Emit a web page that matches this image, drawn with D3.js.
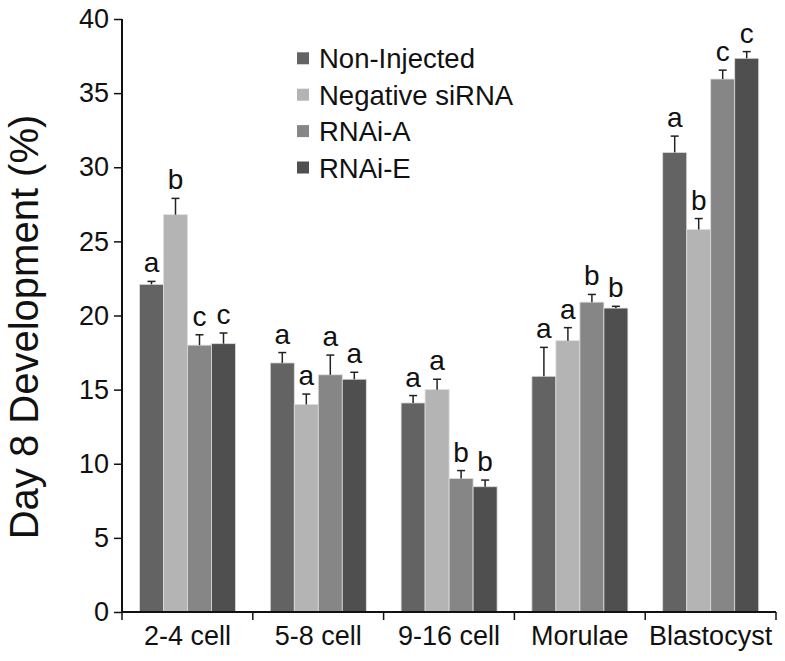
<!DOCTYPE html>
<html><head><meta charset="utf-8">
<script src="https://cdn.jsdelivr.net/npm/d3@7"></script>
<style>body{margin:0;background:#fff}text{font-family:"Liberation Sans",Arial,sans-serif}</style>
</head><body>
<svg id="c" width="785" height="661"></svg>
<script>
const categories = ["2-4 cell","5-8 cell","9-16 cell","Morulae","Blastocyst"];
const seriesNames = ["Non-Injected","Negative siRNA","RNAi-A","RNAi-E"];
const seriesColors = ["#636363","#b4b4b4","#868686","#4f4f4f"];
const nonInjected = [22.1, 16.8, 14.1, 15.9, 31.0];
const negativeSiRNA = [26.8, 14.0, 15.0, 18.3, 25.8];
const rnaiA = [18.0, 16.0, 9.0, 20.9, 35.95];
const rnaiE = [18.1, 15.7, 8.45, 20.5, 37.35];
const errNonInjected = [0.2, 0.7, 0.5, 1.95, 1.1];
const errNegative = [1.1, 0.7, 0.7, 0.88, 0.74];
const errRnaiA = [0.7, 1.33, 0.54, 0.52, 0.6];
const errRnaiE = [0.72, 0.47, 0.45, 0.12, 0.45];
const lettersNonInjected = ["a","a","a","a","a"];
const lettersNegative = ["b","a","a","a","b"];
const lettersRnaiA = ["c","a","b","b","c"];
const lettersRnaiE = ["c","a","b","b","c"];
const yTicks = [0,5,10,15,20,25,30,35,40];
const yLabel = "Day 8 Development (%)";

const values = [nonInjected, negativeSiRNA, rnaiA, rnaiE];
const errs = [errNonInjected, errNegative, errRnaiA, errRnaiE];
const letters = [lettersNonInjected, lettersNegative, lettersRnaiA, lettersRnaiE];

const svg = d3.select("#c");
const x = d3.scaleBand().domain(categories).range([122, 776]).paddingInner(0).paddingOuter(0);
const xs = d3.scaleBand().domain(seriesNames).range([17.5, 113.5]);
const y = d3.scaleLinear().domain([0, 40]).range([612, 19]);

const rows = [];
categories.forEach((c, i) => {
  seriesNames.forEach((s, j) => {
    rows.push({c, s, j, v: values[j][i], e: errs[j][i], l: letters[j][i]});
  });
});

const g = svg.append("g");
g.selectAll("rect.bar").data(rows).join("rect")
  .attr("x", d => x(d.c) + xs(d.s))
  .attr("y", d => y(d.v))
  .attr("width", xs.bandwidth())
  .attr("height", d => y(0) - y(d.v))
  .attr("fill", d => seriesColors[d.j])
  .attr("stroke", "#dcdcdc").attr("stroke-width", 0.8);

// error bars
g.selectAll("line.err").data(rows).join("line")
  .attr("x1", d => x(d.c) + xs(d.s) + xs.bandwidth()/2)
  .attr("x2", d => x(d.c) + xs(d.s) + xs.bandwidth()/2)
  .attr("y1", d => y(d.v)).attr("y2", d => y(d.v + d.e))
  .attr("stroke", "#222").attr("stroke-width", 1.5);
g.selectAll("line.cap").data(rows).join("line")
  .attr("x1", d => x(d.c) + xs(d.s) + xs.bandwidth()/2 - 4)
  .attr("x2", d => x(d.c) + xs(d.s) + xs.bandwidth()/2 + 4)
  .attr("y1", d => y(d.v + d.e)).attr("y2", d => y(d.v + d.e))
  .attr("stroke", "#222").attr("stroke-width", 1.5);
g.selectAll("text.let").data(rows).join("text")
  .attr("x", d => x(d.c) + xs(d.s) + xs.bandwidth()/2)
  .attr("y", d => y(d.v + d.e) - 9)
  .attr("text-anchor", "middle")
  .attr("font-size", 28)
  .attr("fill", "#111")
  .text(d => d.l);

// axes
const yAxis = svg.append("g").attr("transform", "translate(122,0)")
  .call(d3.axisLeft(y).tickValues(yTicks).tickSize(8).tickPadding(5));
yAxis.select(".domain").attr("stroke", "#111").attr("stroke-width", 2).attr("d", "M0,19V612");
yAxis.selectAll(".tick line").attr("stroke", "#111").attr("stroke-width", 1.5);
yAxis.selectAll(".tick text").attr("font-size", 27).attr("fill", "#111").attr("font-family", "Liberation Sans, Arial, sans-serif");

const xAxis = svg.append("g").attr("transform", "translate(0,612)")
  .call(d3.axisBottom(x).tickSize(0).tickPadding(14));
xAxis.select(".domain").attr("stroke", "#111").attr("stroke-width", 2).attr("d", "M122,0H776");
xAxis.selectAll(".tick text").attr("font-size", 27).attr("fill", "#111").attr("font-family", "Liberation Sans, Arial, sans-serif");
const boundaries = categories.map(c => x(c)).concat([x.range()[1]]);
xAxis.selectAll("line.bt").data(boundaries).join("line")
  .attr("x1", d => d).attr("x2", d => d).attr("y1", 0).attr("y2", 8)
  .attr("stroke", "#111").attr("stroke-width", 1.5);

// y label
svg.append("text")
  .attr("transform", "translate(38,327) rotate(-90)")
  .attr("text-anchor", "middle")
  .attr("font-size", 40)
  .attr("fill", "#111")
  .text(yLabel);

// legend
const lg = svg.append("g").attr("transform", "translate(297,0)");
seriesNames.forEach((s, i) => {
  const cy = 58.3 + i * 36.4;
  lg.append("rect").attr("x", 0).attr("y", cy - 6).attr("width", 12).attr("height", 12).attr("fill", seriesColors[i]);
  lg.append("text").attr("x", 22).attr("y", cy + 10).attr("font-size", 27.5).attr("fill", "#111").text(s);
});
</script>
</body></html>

#### WHAT THE TASK ASKS:
Make an exact copy of all the material, but keep the pictures out of it.

#### OUTPUT FOR THIS TASK:
Emit a web page that matches this image, drawn with D3.js.
<!DOCTYPE html>
<html><head><meta charset="utf-8">
<script src="https://cdn.jsdelivr.net/npm/d3@7"></script>
<style>body{margin:0;background:#fff}text{font-family:"Liberation Sans",Arial,sans-serif}</style>
</head><body>
<svg id="c" width="785" height="661"></svg>
<script>
const categories = ["2-4 cell","5-8 cell","9-16 cell","Morulae","Blastocyst"];
const seriesNames = ["Non-Injected","Negative siRNA","RNAi-A","RNAi-E"];
const seriesColors = ["#636363","#b4b4b4","#868686","#4f4f4f"];
const nonInjected = [22.1, 16.8, 14.1, 15.9, 31.0];
const negativeSiRNA = [26.8, 14.0, 15.0, 18.3, 25.8];
const rnaiA = [18.0, 16.0, 9.0, 20.9, 35.95];
const rnaiE = [18.1, 15.7, 8.45, 20.5, 37.35];
const errNonInjected = [0.2, 0.7, 0.5, 1.95, 1.1];
const errNegative = [1.1, 0.7, 0.7, 0.88, 0.74];
const errRnaiA = [0.7, 1.33, 0.54, 0.52, 0.6];
const errRnaiE = [0.72, 0.47, 0.45, 0.12, 0.45];
const lettersNonInjected = ["a","a","a","a","a"];
const lettersNegative = ["b","a","a","a","b"];
const lettersRnaiA = ["c","a","b","b","c"];
const lettersRnaiE = ["c","a","b","b","c"];
const yTicks = [0,5,10,15,20,25,30,35,40];
const yLabel = "Day 8 Development (%)";

const values = [nonInjected, negativeSiRNA, rnaiA, rnaiE];
const errs = [errNonInjected, errNegative, errRnaiA, errRnaiE];
const letters = [lettersNonInjected, lettersNegative, lettersRnaiA, lettersRnaiE];

const svg = d3.select("#c");
const x = d3.scaleBand().domain(categories).range([122, 776]).paddingInner(0).paddingOuter(0);
const xs = d3.scaleBand().domain(seriesNames).range([17.5, 113.5]);
const y = d3.scaleLinear().domain([0, 40]).range([612, 19]);

const rows = [];
categories.forEach((c, i) => {
  seriesNames.forEach((s, j) => {
    rows.push({c, s, j, v: values[j][i], e: errs[j][i], l: letters[j][i]});
  });
});

const g = svg.append("g");
g.selectAll("rect.bar").data(rows).join("rect")
  .attr("x", d => x(d.c) + xs(d.s))
  .attr("y", d => y(d.v))
  .attr("width", xs.bandwidth())
  .attr("height", d => y(0) - y(d.v))
  .attr("fill", d => seriesColors[d.j])
  .attr("stroke", "#dcdcdc").attr("stroke-width", 0.8);

// error bars
g.selectAll("line.err").data(rows).join("line")
  .attr("x1", d => x(d.c) + xs(d.s) + xs.bandwidth()/2)
  .attr("x2", d => x(d.c) + xs(d.s) + xs.bandwidth()/2)
  .attr("y1", d => y(d.v)).attr("y2", d => y(d.v + d.e))
  .attr("stroke", "#222").attr("stroke-width", 1.5);
g.selectAll("line.cap").data(rows).join("line")
  .attr("x1", d => x(d.c) + xs(d.s) + xs.bandwidth()/2 - 4)
  .attr("x2", d => x(d.c) + xs(d.s) + xs.bandwidth()/2 + 4)
  .attr("y1", d => y(d.v + d.e)).attr("y2", d => y(d.v + d.e))
  .attr("stroke", "#222").attr("stroke-width", 1.5);
g.selectAll("text.let").data(rows).join("text")
  .attr("x", d => x(d.c) + xs(d.s) + xs.bandwidth()/2)
  .attr("y", d => y(d.v + d.e) - 9)
  .attr("text-anchor", "middle")
  .attr("font-size", 28)
  .attr("fill", "#111")
  .text(d => d.l);

// axes
const yAxis = svg.append("g").attr("transform", "translate(122,0)")
  .call(d3.axisLeft(y).tickValues(yTicks).tickSize(8).tickPadding(5));
yAxis.select(".domain").attr("stroke", "#111").attr("stroke-width", 2).attr("d", "M0,19V612");
yAxis.selectAll(".tick line").attr("stroke", "#111").attr("stroke-width", 1.5);
yAxis.selectAll(".tick text").attr("font-size", 27).attr("fill", "#111").attr("font-family", "Liberation Sans, Arial, sans-serif");

const xAxis = svg.append("g").attr("transform", "translate(0,612)")
  .call(d3.axisBottom(x).tickSize(0).tickPadding(14));
xAxis.select(".domain").attr("stroke", "#111").attr("stroke-width", 2).attr("d", "M122,0H776");
xAxis.selectAll(".tick text").attr("font-size", 27).attr("fill", "#111").attr("font-family", "Liberation Sans, Arial, sans-serif");
const boundaries = categories.map(c => x(c)).concat([x.range()[1]]);
xAxis.selectAll("line.bt").data(boundaries).join("line")
  .attr("x1", d => d).attr("x2", d => d).attr("y1", 0).attr("y2", 8)
  .attr("stroke", "#111").attr("stroke-width", 1.5);

// y label
svg.append("text")
  .attr("transform", "translate(38,327) rotate(-90)")
  .attr("text-anchor", "middle")
  .attr("font-size", 40)
  .attr("fill", "#111")
  .text(yLabel);

// legend
const lg = svg.append("g").attr("transform", "translate(297,0)");
seriesNames.forEach((s, i) => {
  const cy = 58.3 + i * 36.4;
  lg.append("rect").attr("x", 0).attr("y", cy - 6).attr("width", 12).attr("height", 12).attr("fill", seriesColors[i]);
  lg.append("text").attr("x", 22).attr("y", cy + 10).attr("font-size", 27.5).attr("fill", "#111").text(s);
});
</script>
</body></html>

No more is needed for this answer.